Tree Cover

C&I Issue 1, 2017

Metamaterials that act as molecular invisibility cloaks have already been used to make very small objects invisible to the eye by redirecting light waves. Now, researchers have begun to investigate the idea of using large-scale metamaterial structures to make buildings invisible to earthquakes.

‘Wouldn't it be great if we could surround a historic castle or a nuclear power station with a metamaterial, so that when the seismic waves come at it they are sent around or diverted into the ground,’ says Richard Craster, head of the department of mathematics at Imperial College. 

Together with researchers in Grenoble, France, the Imperial mathematicians carried out an experiment in a dense French forest, showing that it acts like a natural metamaterial.  Vibrations were generated and monitored in a small pine wood using seismometers, and were found to be weaker inside the forest than outside.
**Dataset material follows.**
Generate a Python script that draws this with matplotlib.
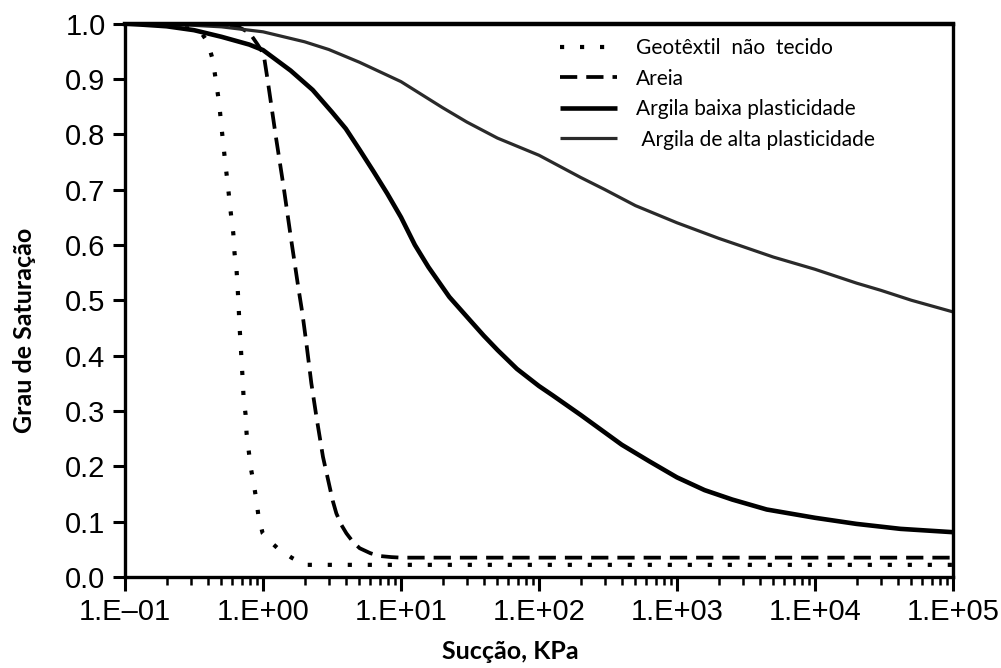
import matplotlib
matplotlib.use("Agg")
import matplotlib.pyplot as plt

# sucção (kPa) x grau de saturação
geo_x = [0.1, 0.2, 0.3, 0.36, 0.396, 0.431, 0.453, 0.481, 0.501, 0.518, 0.535, 0.554,
         0.573, 0.592, 0.609, 0.622, 0.643, 0.655, 0.666, 0.676, 0.688, 0.700, 0.711,
         0.723, 0.748, 0.760, 0.787, 0.813, 0.855, 0.899, 0.929, 0.994, 1.13, 1.276,
         1.61, 2.0, 1e5]
geo_y = [1.0, 0.998, 0.993, 0.982, 0.967, 0.936, 0.901, 0.856, 0.811, 0.777, 0.744, 0.712,
         0.677, 0.645, 0.621, 0.585, 0.555, 0.522, 0.488, 0.452, 0.423, 0.388, 0.360,
         0.325, 0.293, 0.260, 0.229, 0.199, 0.170, 0.136, 0.108, 0.079, 0.064, 0.052,
         0.035, 0.022, 0.022]

areia_x = [0.1, 0.5, 0.65, 0.80, 0.914, 1.01, 1.08, 1.24, 1.41, 1.59, 1.80, 1.93, 2.06,
           2.24, 2.44, 2.72, 3.04, 3.2, 3.40, 3.7, 4.02, 4.5, 5.02, 6.0, 7.0, 8.5, 10.0, 1e5]
areia_y = [1.0, 0.999, 0.995, 0.983, 0.962, 0.945, 0.898, 0.795, 0.705, 0.614, 0.524,
           0.476, 0.423, 0.350, 0.289, 0.217, 0.163, 0.138, 0.115, 0.094, 0.079, 0.063,
           0.052, 0.043, 0.038, 0.036, 0.035, 0.035]

baixa_x = [0.1, 0.2, 0.316, 0.5, 0.794, 1.0, 1.585, 2.29, 3.16, 3.98, 5.01, 6.31, 7.94,
           10.0, 12.6, 15.8, 22.4, 31.6, 39.8, 50.1, 69.2, 100, 126, 200, 275, 398,
           631, 1000, 1585, 2512, 4467, 10000, 19950, 41690, 1e5]
baixa_y = [1.0, 0.995, 0.988, 0.976, 0.962, 0.952, 0.915, 0.880, 0.840, 0.810, 0.772,
           0.733, 0.693, 0.650, 0.600, 0.560, 0.506, 0.464, 0.436, 0.410, 0.376, 0.345,
           0.328, 0.293, 0.268, 0.239, 0.209, 0.180, 0.157, 0.140, 0.122, 0.107, 0.096,
           0.087, 0.081]

alta_x = [0.1, 0.2, 0.3, 0.5, 1.0, 2.0, 3.0, 5.0, 10, 20, 30, 50, 100, 200, 300, 500,
          1000, 2000, 3000, 5000, 10000, 20000, 30000, 50000, 1e5]
alta_y = [1.0, 0.999, 0.997, 0.994, 0.985, 0.967, 0.953, 0.930, 0.895, 0.848, 0.822,
          0.793, 0.762, 0.722, 0.700, 0.671, 0.640, 0.612, 0.597, 0.578, 0.556, 0.531,
          0.518, 0.500, 0.479]

xticks = [1e-1, 1e0, 1e1, 1e2, 1e3, 1e4, 1e5]
xtick_labels = ["1.E\u201301", "1.E+00", "1.E+01", "1.E+02", "1.E+03", "1.E+04", "1.E+05"]
yticks = [0.0, 0.1, 0.2, 0.3, 0.4, 0.5, 0.6, 0.7, 0.8, 0.9, 1.0]
ytick_labels = ["0.0", "0.1", "0.2", "0.3", "0.4", "0.5", "0.6", "0.7", "0.8", "0.9", "1.0"]

fig = plt.figure(figsize=(10.01, 6.68), dpi=100)
ax = fig.add_axes([0.1249, 0.1362, 0.8271, 0.8286])

ax.plot(geo_x, geo_y, color="black", lw=3.0, linestyle=(0, (1, 3.8)),
        label="Geotêxtil  não  tecido")
ax.plot(areia_x, areia_y, color="black", lw=2.7, linestyle=(0, (4.6, 2.4)),
        label="Areia")
ax.plot(baixa_x, baixa_y, color="black", lw=3.3, solid_capstyle="butt",
        label="Argila baixa plasticidade")
ax.plot(alta_x, alta_y, color="#2a2a2a", lw=2.3, solid_capstyle="butt",
        label=" Argila de alta plasticidade")

ax.set_xscale("log")
ax.set_xlim(1e-1, 1e5)
ax.set_ylim(0, 1.0)

ax.set_xticks(xticks)
ax.set_xticklabels(xtick_labels, fontfamily="Liberation Sans", fontsize=21)
ax.set_yticks(yticks)
ax.set_yticklabels(ytick_labels, fontfamily="Liberation Sans", fontsize=21)
ax.tick_params(axis="both", which="major", direction="out", length=9, width=2.2,
               color="black", pad=5)
ax.tick_params(axis="x", which="minor", direction="out", length=6, width=1.8)
ax.tick_params(axis="x", which="major", length=10)

for side in ["left", "bottom", "right"]:
    ax.spines[side].set_linewidth(2.4)
ax.spines["top"].set_linewidth(3.2)

ax.set_xlabel("Sucção, KPa", fontfamily="Lato", fontweight="bold", fontsize=18)
ax.xaxis.set_label_coords(0.465, -0.114)
ax.set_ylabel("Grau de Saturação", fontfamily="Lato", fontweight="bold", fontsize=18)
ax.yaxis.set_label_coords(-0.108, 0.445)

leg = ax.legend(loc="upper left", bbox_to_anchor=(0.525, 0.974), frameon=False,
                borderaxespad=0, borderpad=0, handlelength=2.74, handletextpad=0.91,
                labelspacing=0.51, prop={"family": "Lato", "size": 15})

fig.savefig("out.png", dpi=100)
Trees resonate or absorb energy at certain frequencies based on their height, the researchers report. At 10-20m, the pines damped vibrations resonating at 30-45Hz, whereas the most destructive waves are less than 10Hz. To absorb energy from these seismic waves, the French researchers say structures 80 to 100m tall would be needed.
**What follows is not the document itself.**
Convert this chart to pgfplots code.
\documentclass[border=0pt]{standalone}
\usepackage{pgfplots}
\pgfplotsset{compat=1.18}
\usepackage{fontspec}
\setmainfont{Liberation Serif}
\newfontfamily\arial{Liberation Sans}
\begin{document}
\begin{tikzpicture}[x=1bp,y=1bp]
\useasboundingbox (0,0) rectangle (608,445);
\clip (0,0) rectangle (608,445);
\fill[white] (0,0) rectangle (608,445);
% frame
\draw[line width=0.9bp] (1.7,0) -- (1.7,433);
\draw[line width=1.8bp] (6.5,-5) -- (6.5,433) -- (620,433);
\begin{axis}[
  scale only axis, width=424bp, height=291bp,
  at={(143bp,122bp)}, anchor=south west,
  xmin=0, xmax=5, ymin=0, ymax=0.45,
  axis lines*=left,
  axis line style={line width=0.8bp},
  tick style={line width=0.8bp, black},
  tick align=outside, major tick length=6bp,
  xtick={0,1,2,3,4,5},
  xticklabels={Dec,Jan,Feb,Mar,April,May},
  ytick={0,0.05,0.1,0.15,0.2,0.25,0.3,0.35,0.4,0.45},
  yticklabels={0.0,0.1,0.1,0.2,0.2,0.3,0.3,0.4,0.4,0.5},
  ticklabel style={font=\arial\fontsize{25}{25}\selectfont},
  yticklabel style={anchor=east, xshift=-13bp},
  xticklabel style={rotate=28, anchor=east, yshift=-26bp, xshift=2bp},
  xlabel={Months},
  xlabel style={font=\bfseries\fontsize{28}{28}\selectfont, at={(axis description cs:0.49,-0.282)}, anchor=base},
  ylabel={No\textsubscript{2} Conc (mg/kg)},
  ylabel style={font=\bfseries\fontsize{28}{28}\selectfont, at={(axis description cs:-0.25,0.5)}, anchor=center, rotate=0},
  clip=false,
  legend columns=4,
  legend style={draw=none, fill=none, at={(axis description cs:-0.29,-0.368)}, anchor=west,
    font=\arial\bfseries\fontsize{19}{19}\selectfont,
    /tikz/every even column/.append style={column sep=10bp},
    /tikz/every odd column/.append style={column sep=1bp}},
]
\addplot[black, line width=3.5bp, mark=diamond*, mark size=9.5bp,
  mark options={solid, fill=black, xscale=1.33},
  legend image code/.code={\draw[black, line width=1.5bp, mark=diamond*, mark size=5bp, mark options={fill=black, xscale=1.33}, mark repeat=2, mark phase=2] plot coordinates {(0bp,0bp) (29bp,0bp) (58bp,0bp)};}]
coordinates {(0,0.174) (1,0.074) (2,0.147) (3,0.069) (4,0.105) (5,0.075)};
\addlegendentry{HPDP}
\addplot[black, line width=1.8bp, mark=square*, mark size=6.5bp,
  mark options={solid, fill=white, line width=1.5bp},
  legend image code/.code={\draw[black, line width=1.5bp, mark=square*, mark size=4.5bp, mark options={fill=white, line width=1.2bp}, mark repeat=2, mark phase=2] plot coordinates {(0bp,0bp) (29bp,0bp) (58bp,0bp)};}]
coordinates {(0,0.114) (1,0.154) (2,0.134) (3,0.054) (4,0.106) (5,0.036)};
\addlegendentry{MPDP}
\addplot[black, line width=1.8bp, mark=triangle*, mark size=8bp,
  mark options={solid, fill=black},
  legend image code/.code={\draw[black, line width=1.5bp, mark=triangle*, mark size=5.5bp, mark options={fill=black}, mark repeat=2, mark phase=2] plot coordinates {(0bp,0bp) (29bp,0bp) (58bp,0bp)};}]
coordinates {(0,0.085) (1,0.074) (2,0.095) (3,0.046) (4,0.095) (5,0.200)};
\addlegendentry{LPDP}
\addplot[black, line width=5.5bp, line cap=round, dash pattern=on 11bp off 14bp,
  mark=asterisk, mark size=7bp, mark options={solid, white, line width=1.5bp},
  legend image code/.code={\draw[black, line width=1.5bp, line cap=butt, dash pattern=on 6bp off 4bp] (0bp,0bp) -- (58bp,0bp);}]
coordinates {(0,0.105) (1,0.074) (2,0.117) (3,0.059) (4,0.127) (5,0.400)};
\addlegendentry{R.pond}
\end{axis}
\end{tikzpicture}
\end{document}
In a natural forest, the varying height of trees and gaps offer protection against a wider range of frequencies, but arranging the trees by decreasing height would be even better, they point out. And instead of using trees, we might someday design cities so that a forest of skyscrapers or other tall structures can mollify seismic waves, Philippe Roux, director of the National Centre for Scientific Research in Grenoble, told PBS news.
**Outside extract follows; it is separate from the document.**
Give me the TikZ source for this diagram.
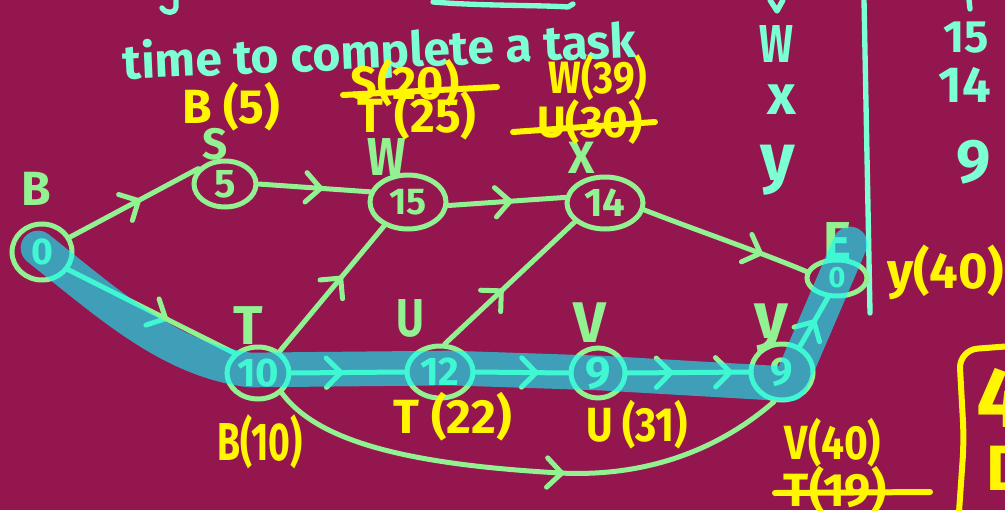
\documentclass[tikz,border=0pt]{standalone}
\usepackage{fontspec}
\setmainfont{Fira Sans}
\usetikzlibrary{shapes.geometric,arrows.meta,decorations.markings}

\definecolor{board}{RGB}{147,23,78}
\definecolor{chalkgreen}{RGB}{146,242,146}
\definecolor{aqua}{RGB}{125,255,212}
\definecolor{marker}{RGB}{255,246,0}
\definecolor{hilite}{RGB}{9,251,255}
\newcommand{\hw}[1]{\fontsize{#1}{#1}\selectfont\bfseries}

\tikzset{
  task/.style={ellipse, draw=chalkgreen, line width=3.75pt, inner sep=0pt,
               text=chalkgreen, font=\hw{30}},
  glabel/.style={text=chalkgreen, inner sep=0pt},
  yel/.style={text=marker, inner sep=0pt},
  clabel/.style={text=aqua, inner sep=0pt},
  conn/.style={draw=chalkgreen, line width=3.75pt, line cap=round, line join=round},
  chevat/.style={postaction={decorate}, decoration={markings,
      mark=at position #1 with {\arrow{Straight Barb[length=11pt,width=22pt,round]}}}},
  chevtwo/.style 2 args={postaction={decorate}, decoration={markings,
      mark=at position #1 with {\arrow{Straight Barb[length=11pt,width=22pt,round]}},
      mark=at position #2 with {\arrow{Straight Barb[length=11pt,width=22pt,round]}}}},
  ypen/.style={draw=marker, line width=4.5pt, line cap=round, line join=round},
  cpen/.style={draw=aqua, line width=4pt, line cap=round, line join=round},
  hlpen/.style={draw=hilite, draw opacity=0.6, line width=26pt, line cap=round, line join=round},
}

\begin{document}
\begin{tikzpicture}[x=0.75pt,y=-0.75pt]
\useasboundingbox (0,0) rectangle (1005,510);
\fill[board] (0,0) rectangle (1005,510);

% ends of the writing above the top edge
\draw[cpen] (176,0) -- (176,7) .. controls (175,14) and (166,14) .. (162,8);
\draw[cpen] (433,2) .. controls (480,6) and (540,5) .. (568,7) -- (573,4);
\draw[cpen] (770,0) -- (777,11) -- (783,0);
\draw[cpen] (969,0) -- (970,9);

% heading
\node[clabel, font=\hw{36}, rotate=2.5] (title) at (380,54) {time to complete a task};

% duration table
\node[clabel, font=\hw{40}, xscale=0.75] (colW) at (776,44) {W};
\node[clabel, font=\hw{42}] (colx) at (782,100) {x};
\node[clabel, font=\hw{50}] (coly) at (778,170) {y};
\node[clabel, font=\hw{34}] (c15) at (966,38) {15};
\node[clabel, font=\hw{38}] (c14) at (965,85) {14};
\node[clabel, font=\hw{46}] (c9) at (974,162) {9};
\draw[cpen] (864,0) -- (870,313);

% tasks
\node[task, minimum width=45pt, minimum height=42pt, font=\hw{28}] (B) at (42,252) {0};
\node[task, minimum width=46.5pt, minimum height=34.5pt] (S) at (225,184) {5};
\node[task, minimum width=57pt, minimum height=40.5pt, font=\hw{28}] (W) at (408,202) {15};
\node[task, minimum width=57pt, minimum height=39pt] (X) at (605,203) {14};
\node[task, minimum width=45pt, minimum height=27pt, font=\hw{22}] (E) at (837,278) {0};
\node[task, minimum width=46.5pt, minimum height=39pt] (T) at (258,373) {10};
\node[task, minimum width=49.5pt, minimum height=39pt] (U) at (440,372) {12};
\node[task, minimum width=40.5pt, minimum height=37.5pt, font=\hw{34}] (V) at (598,373) {9};
\node[task, minimum width=46.5pt, minimum height=42pt] (Y) at (782,372) {9};

% task names
\node[glabel, font=\hw{36}] (nB) at (36,189) {B};
\node[glabel, font=\hw{33}] (nS) at (215,144) {S};
\node[glabel, font=\hw{40}, xscale=0.85] (nW) at (387,157) {W};
\node[glabel, font=\hw{34}] (nX) at (582,158) {X};
\node[glabel, font=\hw{40}] (nE) at (838,241) {E};
\node[glabel, font=\hw{41}] (nT) at (248,326) {T};
\node[glabel, font=\hw{40}, xscale=0.8] (nU) at (410,318) {U};
\node[glabel, font=\hw{43}] (nV) at (590,323) {V};
\node[glabel, font=\hw{49}] (nY) at (771,328) {y};

% dependencies
\draw[conn, chevat=0.55] (B.28) -- (S.150);
\draw[conn, chevat=0.6] (B.-34) -- (T.140);
\draw[conn, chevat=0.58] (S.east) -- (W.165);
\draw[conn, chevat=0.55] (W.-5) -- (X.172);
\draw[conn, chevat=0.73] (X.-10) .. controls (690,228) and (760,252) .. (E.168);
\draw[conn, chevat=0.6] (T.45) -- (W.225);
\draw[conn, chevat=0.45] (U.80) -- (X.212);
\draw[conn, chevat=0.46] (T.east) -- (U.west);
\draw[conn, chevat=0.68] (U.east) -- (V.west);
\draw[conn, chevtwo={0.38}{0.87}] (V.east) -- (Y.west);
\draw[conn, chevat=0.55] (Y.55) -- (E.-115);
\draw[conn, chevat=0.57] (T.-40) .. controls (320,445) and (420,465) .. (560,473)
      .. controls (660,478) and (730,440) .. (Y.-105);

% critical path
\draw[hlpen] (38,248) .. controls (110,305) and (170,360) .. (250,370)
      -- (450,368) -- (600,373) -- (790,384) -- (850,244);

% earliest start times
\node[yel, font=\hw{36}] (lB5) at (231,107) {B (5)};
\node[yel, font=\hw{35}] (lS20) at (405,83) {S(20)};
\draw[ypen] (343,95) -- (497,87);
\node[yel, font=\hw{36}] (lT25) at (417,116) {T (25)};
\node[yel, font=\hw{34}, xscale=0.85] (lW39) at (598,78) {W(39)};
\node[yel, font=\hw{33}] (lU30) at (590,122) {U(30)};
\draw[ypen] (513,132) -- (655,122);
\node[yel, font=\hw{38}, anchor=west] (ly40) at (887,272) {y(40)};
\node[yel, font=\hw{40}, xscale=0.7] (lB10) at (260,442) {B(10)};
\node[yel, font=\hw{36}] (lT22) at (453,417) {T (22)};
\node[yel, font=\hw{36}, xscale=0.85] (lU31) at (637,425) {U (31)};
\node[yel, font=\hw{36}, xscale=0.85] (lV40) at (833,443) {V(40)};
\node[yel, font=\hw{35}] (lT19) at (835,490) {T(19)};
\draw[ypen] (775,493) -- (930,492);

% boxed answer at the edge
\draw[ypen, rounded corners=14pt] (959,512) -- (964,440) -- (959,350) -- (1012,346);
\node[yel, font=\hw{64}, anchor=west] (box4) at (976,398) {4};
\node[yel, font=\hw{48}, anchor=west] (boxD) at (986,468) {D};
\end{tikzpicture}
\end{document}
But as Craster himself acknowledges: ‘Trees are a useful proof-of-concept and handy for experiments as there are plenty of them, but to protect buildings it would need modification – and more than trees at seismic frequencies,’ notes Craster. 

Others though are more skeptical. ‘I highly doubt that it would be effective, given the bandwidth and wide range of incidence direction of the waves impinging on a structure from a real large earthquake, compared with spending the same amount of money improving the structure itself,’ comments Kim Olsen, professor of seismology at San Diego State University, California.